Update on Film Status
Taken from here: http://grhomeboy.wordpress.com/2007/02/16/a-celebrated-director-is-left-out-in-the-cold/
Theodoros Angelopoulos postponing filming of ‘The Dust of Time,’ the second part of his trilogy, as he awaits ministry green light
‘The Dust of Time’ the second film in director Theodoros Angelopoulos’s trilogy, ‘does not end with closure the way the previous one did. It is open… like a poem of tomorrow waiting to be read,’ he says.
The title “The Dust of Time” seems to be a symbolically apt one for the second part of Theodoros Angelopoulos’s trilogy which began with “The Weeping Meadow” in 2004. The celebrated Greek filmmaker has made numerous attempts to begin filming over the past two years, but the financial burden of the production appears to be a bit too heavy for the Greek state. The 1 million euros in funding promised by former culture minister Evangelos Venizelos has yet to be handed over as it has got lost somewhere between the corridors of the ministries of culture and finance. The director, nevertheless, is persevering, driven by the principle that “cinema is not a profession; it is the breath, the serum of life.”

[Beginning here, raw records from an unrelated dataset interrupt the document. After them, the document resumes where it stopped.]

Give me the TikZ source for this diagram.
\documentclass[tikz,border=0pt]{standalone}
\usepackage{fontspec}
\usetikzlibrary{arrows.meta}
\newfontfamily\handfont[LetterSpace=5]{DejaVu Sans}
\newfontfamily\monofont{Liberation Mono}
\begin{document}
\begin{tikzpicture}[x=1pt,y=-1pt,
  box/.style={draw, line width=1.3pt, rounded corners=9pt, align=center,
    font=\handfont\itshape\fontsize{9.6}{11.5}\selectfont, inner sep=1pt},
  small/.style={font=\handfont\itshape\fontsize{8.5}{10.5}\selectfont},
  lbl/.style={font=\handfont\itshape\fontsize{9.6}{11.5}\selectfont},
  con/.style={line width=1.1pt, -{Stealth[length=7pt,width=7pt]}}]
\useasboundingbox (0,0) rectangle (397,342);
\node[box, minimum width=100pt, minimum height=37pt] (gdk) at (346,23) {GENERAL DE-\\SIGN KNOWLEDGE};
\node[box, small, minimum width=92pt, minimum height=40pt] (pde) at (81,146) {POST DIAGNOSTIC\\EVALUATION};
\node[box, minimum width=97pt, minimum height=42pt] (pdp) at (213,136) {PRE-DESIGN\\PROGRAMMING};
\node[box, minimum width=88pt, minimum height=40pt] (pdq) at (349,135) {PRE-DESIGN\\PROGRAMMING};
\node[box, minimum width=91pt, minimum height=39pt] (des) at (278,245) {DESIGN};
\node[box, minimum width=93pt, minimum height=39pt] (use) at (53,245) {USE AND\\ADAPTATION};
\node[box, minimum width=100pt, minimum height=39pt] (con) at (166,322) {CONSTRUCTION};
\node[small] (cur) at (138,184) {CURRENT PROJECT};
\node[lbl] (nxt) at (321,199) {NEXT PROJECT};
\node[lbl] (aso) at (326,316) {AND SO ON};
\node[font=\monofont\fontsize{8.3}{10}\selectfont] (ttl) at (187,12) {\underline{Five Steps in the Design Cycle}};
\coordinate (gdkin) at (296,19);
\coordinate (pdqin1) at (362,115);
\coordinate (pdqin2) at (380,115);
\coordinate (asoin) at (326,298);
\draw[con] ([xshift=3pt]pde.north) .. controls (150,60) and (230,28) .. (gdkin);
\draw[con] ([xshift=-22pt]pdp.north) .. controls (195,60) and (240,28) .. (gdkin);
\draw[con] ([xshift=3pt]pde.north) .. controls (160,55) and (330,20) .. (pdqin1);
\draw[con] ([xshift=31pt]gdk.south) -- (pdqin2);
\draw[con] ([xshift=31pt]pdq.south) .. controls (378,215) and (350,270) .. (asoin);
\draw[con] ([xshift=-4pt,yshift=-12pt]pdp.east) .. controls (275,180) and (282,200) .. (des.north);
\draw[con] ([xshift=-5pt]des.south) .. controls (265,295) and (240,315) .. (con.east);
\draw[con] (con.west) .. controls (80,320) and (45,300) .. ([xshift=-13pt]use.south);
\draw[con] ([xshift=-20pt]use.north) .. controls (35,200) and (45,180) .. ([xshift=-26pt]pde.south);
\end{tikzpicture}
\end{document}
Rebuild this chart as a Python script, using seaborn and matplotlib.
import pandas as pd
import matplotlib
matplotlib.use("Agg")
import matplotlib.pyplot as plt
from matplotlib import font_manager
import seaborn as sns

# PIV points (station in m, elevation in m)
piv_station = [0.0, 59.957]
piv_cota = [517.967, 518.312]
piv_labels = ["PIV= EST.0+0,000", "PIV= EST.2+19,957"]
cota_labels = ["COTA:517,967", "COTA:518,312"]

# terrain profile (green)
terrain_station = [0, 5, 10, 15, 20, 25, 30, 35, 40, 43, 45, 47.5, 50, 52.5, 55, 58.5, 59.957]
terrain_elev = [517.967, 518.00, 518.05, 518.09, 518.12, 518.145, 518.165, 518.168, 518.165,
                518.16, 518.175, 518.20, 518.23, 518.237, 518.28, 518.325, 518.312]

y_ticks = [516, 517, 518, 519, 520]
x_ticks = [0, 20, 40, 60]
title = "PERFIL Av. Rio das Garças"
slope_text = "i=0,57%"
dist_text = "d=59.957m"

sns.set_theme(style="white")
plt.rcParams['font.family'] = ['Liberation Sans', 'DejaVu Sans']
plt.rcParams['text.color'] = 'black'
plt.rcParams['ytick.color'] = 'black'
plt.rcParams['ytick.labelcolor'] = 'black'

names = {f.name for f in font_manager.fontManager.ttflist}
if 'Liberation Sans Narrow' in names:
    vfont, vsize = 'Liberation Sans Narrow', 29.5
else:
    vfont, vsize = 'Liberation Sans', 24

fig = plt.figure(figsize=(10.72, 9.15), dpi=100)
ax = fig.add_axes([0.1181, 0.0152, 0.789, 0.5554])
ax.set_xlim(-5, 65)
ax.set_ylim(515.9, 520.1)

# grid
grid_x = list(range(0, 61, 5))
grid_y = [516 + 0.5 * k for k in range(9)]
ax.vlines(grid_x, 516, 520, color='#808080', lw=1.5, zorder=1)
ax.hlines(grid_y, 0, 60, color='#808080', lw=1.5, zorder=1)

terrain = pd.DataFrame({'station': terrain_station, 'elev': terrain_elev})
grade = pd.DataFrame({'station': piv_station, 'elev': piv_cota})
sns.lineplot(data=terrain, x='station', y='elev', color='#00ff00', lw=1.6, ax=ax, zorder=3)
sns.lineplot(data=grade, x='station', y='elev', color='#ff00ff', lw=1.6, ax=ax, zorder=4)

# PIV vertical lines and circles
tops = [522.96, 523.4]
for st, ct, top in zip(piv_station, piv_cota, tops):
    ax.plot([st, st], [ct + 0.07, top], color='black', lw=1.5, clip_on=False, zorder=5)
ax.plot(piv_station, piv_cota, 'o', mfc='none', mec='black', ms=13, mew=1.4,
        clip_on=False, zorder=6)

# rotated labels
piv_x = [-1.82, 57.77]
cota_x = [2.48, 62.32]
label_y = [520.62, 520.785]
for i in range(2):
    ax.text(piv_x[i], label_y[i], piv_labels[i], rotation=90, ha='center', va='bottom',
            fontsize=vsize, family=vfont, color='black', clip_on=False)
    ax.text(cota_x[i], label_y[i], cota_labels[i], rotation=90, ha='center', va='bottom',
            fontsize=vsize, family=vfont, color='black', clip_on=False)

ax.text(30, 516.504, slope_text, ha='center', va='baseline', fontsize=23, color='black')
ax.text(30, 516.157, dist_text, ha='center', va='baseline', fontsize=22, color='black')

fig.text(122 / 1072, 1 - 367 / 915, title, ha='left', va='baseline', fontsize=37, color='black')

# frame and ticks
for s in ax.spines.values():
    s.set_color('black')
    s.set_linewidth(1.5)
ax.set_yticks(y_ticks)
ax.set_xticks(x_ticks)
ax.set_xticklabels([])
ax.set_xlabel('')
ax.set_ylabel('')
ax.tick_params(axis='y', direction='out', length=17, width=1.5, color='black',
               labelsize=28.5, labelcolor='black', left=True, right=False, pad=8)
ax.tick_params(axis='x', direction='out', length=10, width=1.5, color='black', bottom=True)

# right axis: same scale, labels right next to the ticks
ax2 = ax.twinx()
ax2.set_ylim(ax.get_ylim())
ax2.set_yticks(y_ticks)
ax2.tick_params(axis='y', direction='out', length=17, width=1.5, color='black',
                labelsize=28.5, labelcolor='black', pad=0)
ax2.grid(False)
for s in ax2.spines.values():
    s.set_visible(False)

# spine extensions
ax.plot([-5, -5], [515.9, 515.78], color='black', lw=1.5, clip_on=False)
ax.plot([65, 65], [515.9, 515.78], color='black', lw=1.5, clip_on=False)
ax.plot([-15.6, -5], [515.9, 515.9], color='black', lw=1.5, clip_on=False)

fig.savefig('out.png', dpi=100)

Angelopoulos has spent a lot of time traveling to Russia in search of the perfect location, to the Ural Mountains and the Siberian steppes. He scouts locations in snowstorms, wearing his hat and Montgomery coat, envisioning the scenes, images of “a big world.” A few days ago, he had a brief meeting with Jeanne Moreau in Paris. The reason for the meeting was a telephone call from Cannes Film Festival President Gilles Jacob. “He said, ‘We are celebrating 60 years of the Cannes festival and would like a small contribution from the directors we love; a three-minute film.’ ‘But Gilles,’ I said, ‘My clapperboard shot lasts three minutes!’”
Angelopoulos’s idea for the flash film is based on a dialogue between two films: his own “The Beekeeper” and Michelangelo Antonioni’s “La Notte.” “It is a dialogue between two people,” explains Angelopoulos. “The present Jeanne Moreau and the late Marcello Mastroianni.” The location is an old cinema in the north of Paris and the only Greek on the crew was photography director Andreas Sinanos.

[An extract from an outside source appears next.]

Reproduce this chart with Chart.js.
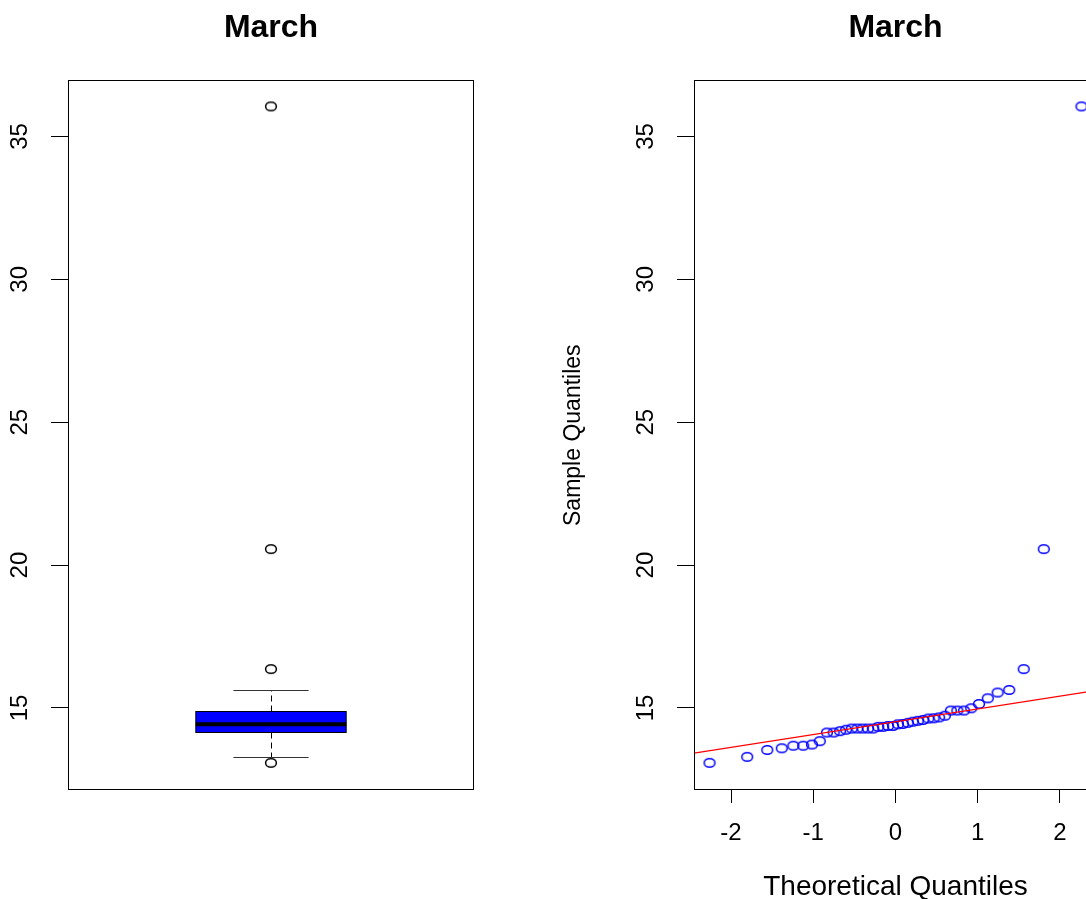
<!DOCTYPE html>
<html>
<head>
<meta charset="utf-8">
<script src="https://cdn.jsdelivr.net/npm/chart.js@4.4.1/dist/chart.umd.min.js"></script>
<style>
  html, body { margin: 0; padding: 0; background: #fff; overflow: hidden; }
  #wrap { position: relative; width: 1086px; height: 899px; overflow: hidden; }
  #boxCanvas { position: absolute; left: 0; top: 0; }
  #qqCanvas { position: absolute; left: 543px; top: 0; }
</style>
</head>
<body>
<div id="wrap">
  <canvas id="boxCanvas" width="542" height="930"></canvas>
  <canvas id="qqCanvas" width="600" height="930"></canvas>
</div>
<script>
// data
const chartTitle = 'March';
const yTicks = [15, 20, 25, 30, 35];
const xTicks = [-2, -1, 0, 1, 2];
const yRange = [12.13, 36.96];
const xRangeQQ = [-2.45, 2.45];

// boxplot: lower whisker, Q1, median, Q3, upper whisker
const boxStats = [13.29, 14.16, 14.43, 14.9, 15.63];
const boxOutliers = [13.08, 16.36, 20.56, 36.05];

// normal QQ plot
const theoQ = [-2.261, -1.803, -1.559, -1.383, -1.242, -1.122, -1.016, -0.921, -0.833, -0.752,
  -0.674, -0.601, -0.531, -0.464, -0.399, -0.335, -0.272, -0.210, -0.150, -0.090, -0.030,
  0.030, 0.090, 0.150, 0.210, 0.272, 0.335, 0.399, 0.464, 0.531, 0.601, 0.674, 0.752,
  0.833, 0.921, 1.016, 1.122, 1.242, 1.383, 1.559, 1.803, 2.261];
const sampleQ = [13.08, 13.29, 13.53, 13.59, 13.68, 13.68, 13.72, 13.84, 14.14, 14.14,
  14.19, 14.24, 14.28, 14.28, 14.28, 14.28, 14.28, 14.34, 14.34, 14.37, 14.37,
  14.43, 14.44, 14.48, 14.52, 14.55, 14.58, 14.63, 14.64, 14.67, 14.73, 14.91, 14.91,
  14.91, 14.99, 15.14, 15.34, 15.54, 15.63, 16.36, 20.56, 36.05];
const qqLine = [14.52, 0.448]; // intercept, slope

const FONT = "'Liberation Sans', Arial, sans-serif";
Chart.defaults.font.family = FONT;
Chart.defaults.color = '#000';

// open ellipse marker (the original circles are a bit wide)
function ringMarker(color) {
  const c = document.createElement('canvas');
  c.width = 14; c.height = 12;
  const g = c.getContext('2d');
  g.strokeStyle = color;
  g.lineWidth = 1.5;
  g.beginPath();
  g.ellipse(7, 6, 5.4, 4.3, 0, 0, Math.PI * 2);
  g.stroke();
  return c;
}

// black frame round the plot area
const frame = {
  id: 'frame',
  afterDatasetsDraw(chart) {
    const { ctx, chartArea: a } = chart;
    ctx.save();
    ctx.strokeStyle = '#000';
    ctx.lineWidth = 1;
    ctx.strokeRect(Math.round(a.left) + 0.5, Math.round(a.top) + 0.5,
      Math.round(a.right - a.left) - 1, Math.round(a.bottom - a.top) - 1);
    ctx.restore();
  }
};

// box, median, whiskers and staples drawn through the chart scales
const boxHalf = 0.2, capHalf = 0.1;
const boxDraw = {
  id: 'boxDraw',
  beforeDatasetsDraw(chart) {
    const { ctx, scales: { x, y } } = chart;
    const [lo, q1, med, q3, hi] = boxStats;
    const xc = Math.round(x.getPixelForValue(1)) + 0.5;
    const xl = x.getPixelForValue(1 - boxHalf), xr = x.getPixelForValue(1 + boxHalf);
    const cl = x.getPixelForValue(1 - capHalf), cr = x.getPixelForValue(1 + capHalf);
    const py = v => Math.round(y.getPixelForValue(v)) + 0.5;

    ctx.save();
    ctx.strokeStyle = '#000';
    ctx.lineWidth = 1;
    ctx.setLineDash([6, 4]);
    ctx.beginPath();
    ctx.moveTo(xc, py(q3)); ctx.lineTo(xc, py(hi));
    ctx.moveTo(xc, py(q1)); ctx.lineTo(xc, py(lo));
    ctx.stroke();
    ctx.setLineDash([]);

    ctx.strokeStyle = '#333';
    ctx.beginPath();
    ctx.moveTo(cl, py(hi)); ctx.lineTo(cr, py(hi));
    ctx.moveTo(cl, py(lo)); ctx.lineTo(cr, py(lo));
    ctx.stroke();

    ctx.fillStyle = '#0000FF';
    ctx.fillRect(xl, py(q3), xr - xl, py(q1) - py(q3));
    ctx.strokeStyle = '#000';
    ctx.strokeRect(xl, py(q3), xr - xl, py(q1) - py(q3));

    ctx.lineWidth = 4;
    ctx.beginPath();
    ctx.moveTo(xl, y.getPixelForValue(med));
    ctx.lineTo(xr, y.getPixelForValue(med));
    ctx.stroke();
    ctx.restore();
  }
};

function yAxis(width, title) {
  return {
    type: 'linear',
    min: yRange[0],
    max: yRange[1],
    afterBuildTicks: s => { s.ticks = yTicks.map(v => ({ value: v })); },
    afterFit: s => { s.width = width; },
    grid: { drawOnChartArea: false, tickLength: 17, tickColor: '#000', tickWidth: 1 },
    border: { display: false },
    ticks: {
      minRotation: 90, maxRotation: 90, crossAlign: 'center', padding: 17,
      color: '#000', font: { family: FONT, size: 24 }
    },
    title: title ? {
      display: true, text: title, color: '#000',
      font: { family: FONT, size: 23 }, padding: { top: 17, bottom: 0 }
    } : { display: false }
  };
}

const titleOpts = {
  display: true,
  text: chartTitle,
  fullSize: false,
  color: '#000',
  font: { family: FONT, size: 32, weight: 'bold' },
  padding: { top: 9, bottom: 33 }
};

// left: boxplot
new Chart(document.getElementById('boxCanvas'), {
  type: 'scatter',
  data: {
    datasets: [{
      label: 'outliers',
      data: boxOutliers.map(v => ({ x: 1, y: v })),
      pointStyle: ringMarker('#000'),
      pointRadius: 5
    }]
  },
  options: {
    responsive: false,
    animation: false,
    layout: { padding: { right: 68, bottom: 140 } },
    plugins: { legend: { display: false }, tooltip: { enabled: false }, title: titleOpts },
    scales: {
      x: { type: 'linear', min: 0.46, max: 1.54, display: false },
      y: yAxis(68, null)
    }
  },
  plugins: [boxDraw, frame]
});

// right: normal QQ plot
new Chart(document.getElementById('qqCanvas'), {
  type: 'scatter',
  data: {
    datasets: [{
      type: 'line',
      label: 'qqline',
      data: xRangeQQ.map(x => ({ x: x, y: qqLine[0] + qqLine[1] * x })),
      borderColor: '#FF0000',
      borderWidth: 1.2,
      pointRadius: 0
    }, {
      label: 'sample',
      data: theoQ.map((q, i) => ({ x: q, y: sampleQ[i] })),
      pointStyle: ringMarker('#0000FF'),
      pointRadius: 5
    }]
  },
  options: {
    responsive: false,
    animation: false,
    layout: { padding: { right: 46 } },
    plugins: { legend: { display: false }, tooltip: { enabled: false }, title: titleOpts },
    scales: {
      x: {
        type: 'linear',
        position: 'bottom',
        min: xRangeQQ[0],
        max: xRangeQQ[1],
        afterBuildTicks: s => { s.ticks = xTicks.map(v => ({ value: v })); },
        afterFit: s => { s.height = 140; },
        grid: { drawOnChartArea: false, tickLength: 13, tickColor: '#000', tickWidth: 1 },
        border: { display: false },
        ticks: { padding: 16, maxRotation: 0, autoSkip: false, color: '#000', font: { family: FONT, size: 24 } },
        title: {
          display: true, text: 'Theoretical Quantiles', color: '#000',
          font: { family: FONT, size: 28 }, padding: { top: 0, bottom: 26 }
        }
      },
      y: yAxis(151, 'Sample Quantiles')
    }
  },
  plugins: [frame]
});
</script>
</body>
</html>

The filmmaker is now in Berlin, holding talks with the German co-producers of “The Dust of Time” and two of the lead actors, Bruno Ganz and Willem Dafoe, even though he has not completely abandoned the idea of having Ethan Hawke play Dafoe’s role. The entire project is in a state of flux anyway, but there is one thing that is very steady about it, and that’s the director’s persistence to get it off the ground, any any cost.

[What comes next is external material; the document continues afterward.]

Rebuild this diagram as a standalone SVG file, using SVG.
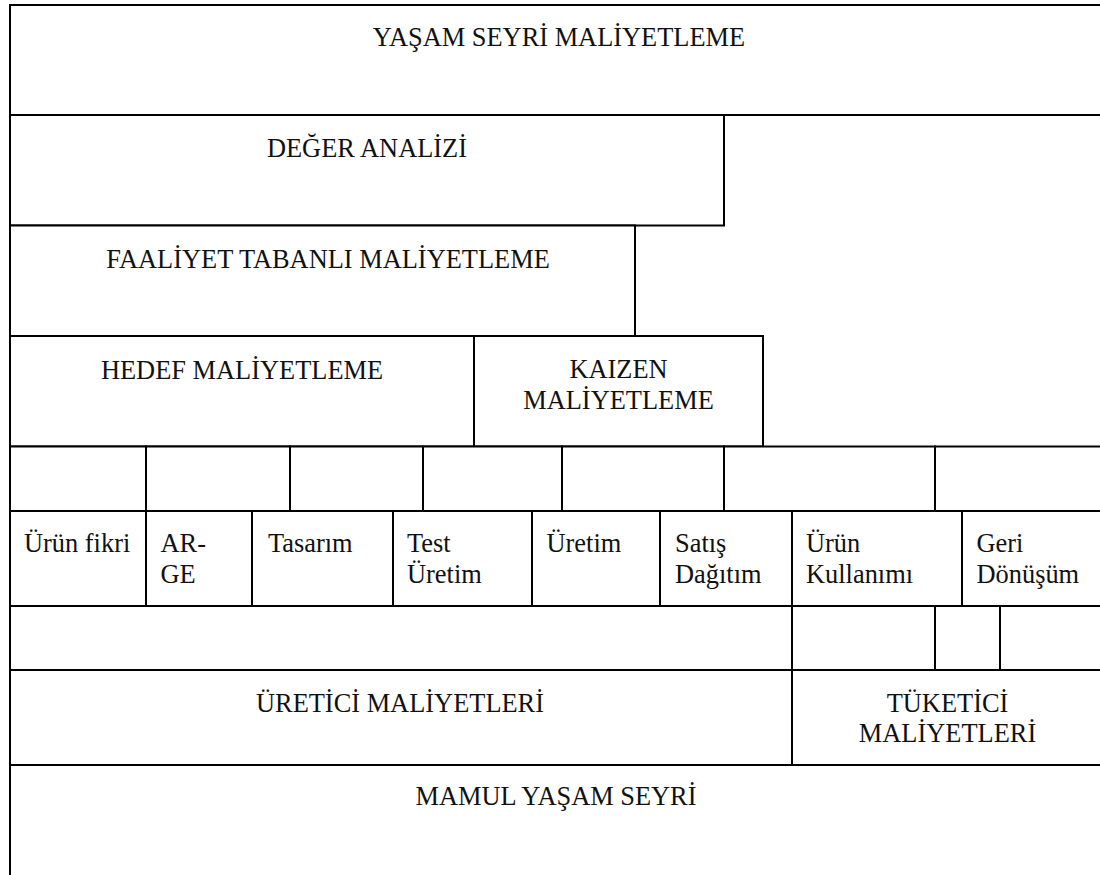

The central character in Theodoros Angelopoulos’s trilogy, in both the first installment, “The Weeping Meadow” and the second, “The Dust of Time”, is Eleni. “Essentially it is a trilogy about Eleni,” says the filmmaker. “The third part of the trilogy will be about an absent Eleni. The second part is a precise continuation of the first film. The story begins in 1953, on the day Stalin died, and ends in the present, in 2007. Basically, it is about the relationship between past and present. The narrative is not linear as it was in the previous film; it is constructed on many different levels. The central axis of the story is a love affair. It is about a woman, played by Valeria Golino, who loved two men in her life, Harvey Keitel and Bruno Ganz, and they both loved her back until the very end. She is on a journey in search of one of them, while the other follows her wherever she goes. Ganz plays a German Jew who fled to the Soviet Union to avoid being taken to the concentration camps. There, in Tashkent, he meets Golino. They are both exiled to Siberia. They live together for several years, yet her mind is always on Harvey.”
“A child is born and grows up in Brooklyn, New York, where he becomes a film director and tells the story of his own life and that of his parents. In fact, he makes a film of the story,” explains Angelopoulos.
Filming of “The Dust of Time,” however, has been canceled several times already and these delays are beginning to hurt the production. “The Greek side is not behaving at all well,” said Angelopoulos. “There is a strange silence, and I’m not at all sure what it means. I have a written commitment from the Ministry of Culture regarding funding. I have a contract with former culture minister Evangelos Venizelos for three films. I had asked current Culture Minister Giorgos Voulgarakis to honor the contract and he assured me he would, and also told me to meet with Finance Minister Giorgos Alogoskoufis. We met and he agreed too. This happened last May,” said Angelopoulos.